The smaller brands can also gain trust very quickly. In recent years the food industry, as a whole, has been rocked by numerous scandals and consumers are more aware of where their food is coming from. Challenger brands like Corkers Crisps make a big play of the fact that all potatoes used in manufacture are grown on their family farm, and the British-ness of the product is celebrated across their branding.
It is also much easier for these smaller brands to show a real passion and back story to their products, which means consumers quickly buy into the brand not just the product itself. Small entrepreneurs also have the ability to walk away from even a successful product or idea, if they feel it is not staying true to their business model. This recent article from the BBC News website, tells of a highly successful bakery in Glasgow that have decided to close their doors despite being a commercial success. They say they never meant to become a “business” and that their success had taken away from their founding principles. I cannot imagine many of the large corporations following this line and shows one of the key differences between the entrepreneurial sector and large FMCG brands.
But of course, in an industry full of opportunity there will be big risks too.
A sobering fact from a recent article in The Grocer on challenger brands is that 9 out of 10 fail in the first year! Creativity in the industry needs to be balanced with sound business skills and there may not be the same support for Food and FMCG start-ups as there is in, say, the tech industry, where there are incubators and mentoring services readily available.
It appears that if a small, entrepreneurial brand is to survive in the FMCG arena they should be prepared to scale up quite quickly and therefore being prepared to invest or find investment is key. Crowdfunding still seems to be a successful way to do this but will appetite for this lessen?
At present one of the big growth areas within Challenger brands is Gourmet Snacking. If we look at brands such as Jealous Sweets and Candy Kittens we will see quite strong differentiations. Jealous Sweets have targeted adults powerfully, after identifying the success that premium brand chocolate has with this demographic. They also worked hard on defining their brand and making bold choices in packaging and look. Candy Kittens, another gourmet confectionery brand, grew through an interesting crowdfunding campaign (read more about this here). This saw them get rid of most of the individuals that pledged and concentrated on the 7 people that were investing 80 per cent of the money. They ensured the other supporters felt valued by giving them sweets and their money back and keeping them on as brand ambassadors. This move showed good business sense but also great customer relationship building skills that all challenger brands need if they are to be sustainable.

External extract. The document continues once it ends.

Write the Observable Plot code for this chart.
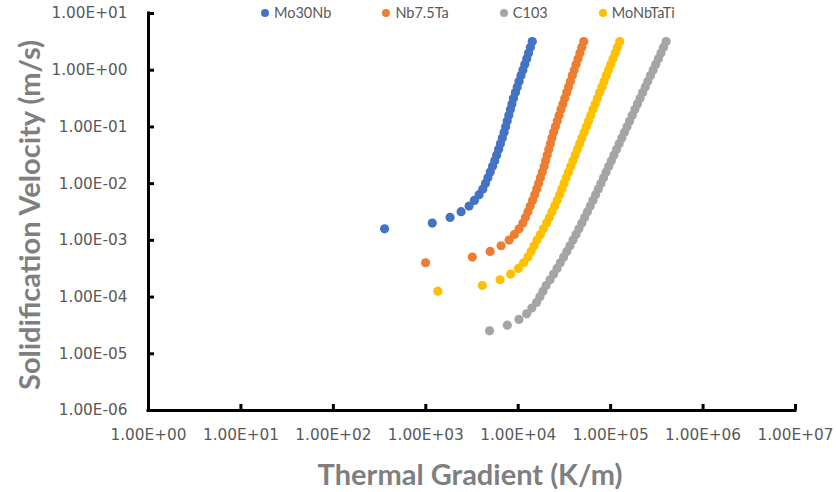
<!DOCTYPE html>
<html><head><meta charset="utf-8">
<script src="https://cdn.jsdelivr.net/npm/d3@7"></script>
<script src="https://cdn.jsdelivr.net/npm/@observablehq/plot@0.6"></script>
<style>
body{margin:0;background:#fff;}
#wrap{position:relative;width:836px;height:492px;}
#legend{position:absolute;left:261px;top:3px;display:flex;gap:51px;font-family:Lato,sans-serif;font-size:14.5px;color:#595959;line-height:20px;}
.item{display:flex;align-items:center;gap:5px;}
.sw{width:8px;height:8px;border-radius:50%;display:inline-block;}
</style></head><body><div id="wrap"><div id="legend"></div></div>
<script>
const seriesNames = ["Mo30Nb", "Nb7.5Ta", "C103", "MoNbTaTi"];
const seriesColors = ["#4472C4", "#ED7D31", "#A5A5A5", "#FFC000"];

// Solidification velocity levels (m/s), shared by every series, top to bottom
const velocity = [3.2, 2.54, 2.02, 1.6, 1.27, 1.01, 0.804, 0.639, 0.507, 0.403,
  0.32, 0.254, 0.202, 0.16, 0.127, 0.101, 0.0804, 0.0639, 0.0507, 0.0403,
  0.032, 0.0254, 0.0202, 0.016, 0.0127, 0.0101, 0.00804, 0.00639, 0.00507, 0.00403,
  0.0032, 0.00254, 0.00202, 0.0016, 0.00127, 0.00101, 0.000804, 0.000639, 0.000507, 0.000403,
  0.00032, 0.000254, 0.000202, 0.00016, 0.000127, 0.000101, 0.0000804, 0.0000639, 0.0000507, 0.0000403,
  0.000032, 0.0000254];

// Thermal gradient (K/m) for each velocity level
const gradMo30Nb = [14200, 13550, 12930, 12360, 11790, 11240, 10720, 10220, 9750, 9330,
  8890, 8550, 8230, 7910, 7600, 7310, 7040, 6730, 6420, 6140,
  5850, 5570, 5280, 4980, 4700, 4420, 4140, 3775, 3360, 2940,
  2410, 1830, 1176, 358];
const gradNb75Ta = [51150, 48790, 46530, 44380, 42320, 40370, 38500, 36720, 35020, 33480,
  31930, 30460, 29050, 27710, 26430, 25270, 24100, 23160, 22310, 21440,
  20600, 19790, 19070, 18230, 17390, 16630, 15860, 15090, 14310, 13490,
  12740, 11970, 11220, 10230, 9100, 7970, 6530, 4970, 3190, 995];
const gradC103 = [398700, 373700, 350200, 328200, 307700, 288400, 270300, 252700, 236900, 222000,
  208100, 195000, 182800, 171300, 160600, 150500, 141100, 132200, 123600, 115900,
  108600, 101800, 95370, 89390, 83790, 78520, 73600, 68820, 64330, 60160,
  56090, 52310, 48790, 45400, 42220, 39180, 36260, 33570, 30990, 28550,
  26300, 24160, 22090, 20040, 18510, 17170, 15820, 14040, 12330, 10180,
  7620, 4900];
const gradMoNbTaTi = [125200, 118500, 112100, 105900, 100300, 94900, 89840, 85050, 80500, 76030,
  71970, 68130, 64330, 60900, 57650, 54580, 51660, 48910, 46180, 43720,
  41390, 39080, 37000, 34930, 33070, 31300, 29640, 28060, 26430, 24770,
  23220, 21710, 20250, 18740, 17390, 16010, 14860, 13790, 12740, 11440,
  10030, 8275, 6370, 4090, 1352];

const xTicks = [1, 10, 100, 1000, 10000, 100000, 1000000, 10000000];
const xTickLabels = ["1.00E+00", "1.00E+01", "1.00E+02", "1.00E+03", "1.00E+04", "1.00E+05", "1.00E+06", "1.00E+07"];
const yTicks = [1e-6, 1e-5, 1e-4, 1e-3, 1e-2, 1e-1, 1, 10];
const yTickLabels = ["1.00E-06", "1.00E-05", "1.00E-04", "1.00E-03", "1.00E-02", "1.00E-01", "1.00E+00", "1.00E+01"];

const xTitle = "Thermal Gradient (K/m)";
const yTitle = "Solidification Velocity (m/s)";

const gradients = [gradMo30Nb, gradNb75Ta, gradC103, gradMoNbTaTi];
const rows = seriesNames.flatMap((name, s) =>
  gradients[s].map((g, i) => ({series: name, G: g, V: velocity[i]})));

const chart = Plot.plot({
  width: 836,
  height: 492,
  marginLeft: 148,
  marginRight: 41,
  marginTop: 13,
  marginBottom: 82,
  style: {fontFamily: "'DejaVu Sans', sans-serif", background: "white", color: "#595959", overflow: "visible"},
  x: {type: "log", domain: [1, 1e7]},
  y: {type: "log", domain: [1e-6, 10]},
  color: {domain: seriesNames, range: seriesColors},
  marks: [
    Plot.axisX({ticks: xTicks, tickFormat: d => xTickLabels[xTicks.indexOf(d)], tickSize: 0, tickPadding: 19, fontSize: 15.3, label: null}),
    Plot.axisY({ticks: yTicks, tickFormat: d => yTickLabels[yTicks.indexOf(d)], tickSize: 0, tickPadding: 21, fontSize: 15.3, label: null}),
    Plot.ruleX([1], {stroke: "black", strokeWidth: 3, strokeLinecap: "square"}),
    Plot.ruleY([1e-6], {stroke: "black", strokeWidth: 3, strokeLinecap: "square"}),
    Plot.tickX(xTicks, {x: d => d, insetTop: 391, stroke: "black", strokeWidth: 3}),
    Plot.tickY(yTicks, {y: d => d, insetRight: 641, stroke: "black", strokeWidth: 3}),
    Plot.dot(rows, {x: "G", y: "V", r: 4.6, fill: "series", stroke: "none"}),
    Plot.text([xTitle], {text: d => d, frameAnchor: "bottom", dy: 65, dx: -2, lineAnchor: "middle", textAnchor: "middle", fontFamily: "Lato", fontSize: 29, fontWeight: "bold", fill: "#7F7F7F"}),
    Plot.text([yTitle], {text: d => d, frameAnchor: "left", dx: -118, dy: 3, rotate: -90, lineAnchor: "middle", textAnchor: "middle", fontFamily: "Lato", fontSize: 29, fontWeight: "bold", fill: "#7F7F7F"})
  ]
});
document.getElementById("wrap").prepend(chart);

const legend = document.getElementById("legend");
seriesNames.forEach((name, i) => {
  const item = document.createElement("span");
  item.className = "item";
  const sw = document.createElement("span");
  sw.className = "sw";
  sw.style.background = seriesColors[i];
  item.appendChild(sw);
  item.appendChild(document.createTextNode(name));
  legend.appendChild(item);
});
</script>
</body></html>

Another huge growth area has been Healthy Snacking appealing to various food and diet preferences. Popcorn has really taken the FMCG sector by storm over the last few years and brands like Popcorn Shed and Joe & Seph’s have led the way by offering gluten free popcorn, portions under 140 calories (Popcorn Shed) and popcorn cooked in hot air rather than oil (Joe & Seph). Joe & Seph have also used innovative flavours such as Gin & Tonic and Tequila, using real alcohol, to totally liven up the popcorn market.
Many of the above brands are now a common sight on some major food retailers’ shelves, but also in cinemas, delis and farm shops across the UK. One way that larger brands can remain at the cutting edge of the FMCG sector is by supporting these challenger brands with mentoring and business development services. Some of the big brands are already investing in this including Pepsi and the Nutrition Greenhouse, Unilever’s Foundry and Bread & Jam. However, although many retailers look to support entrepreneurial brands, in practice it is difficult for them to justify the shelf space and obviously the impact on their profitability will play top of mind.
The future for Challenger Brands in the FMCG sector?
For any challenger brand in the market, it is a question of developing and communicating strong values, passion and showing innovation, if they are to stand out and catch the eye of both investors and buyers. A strong sense of where your business could fit in the marketplace and business acumen will be the key to surviving and thriving in the coming years.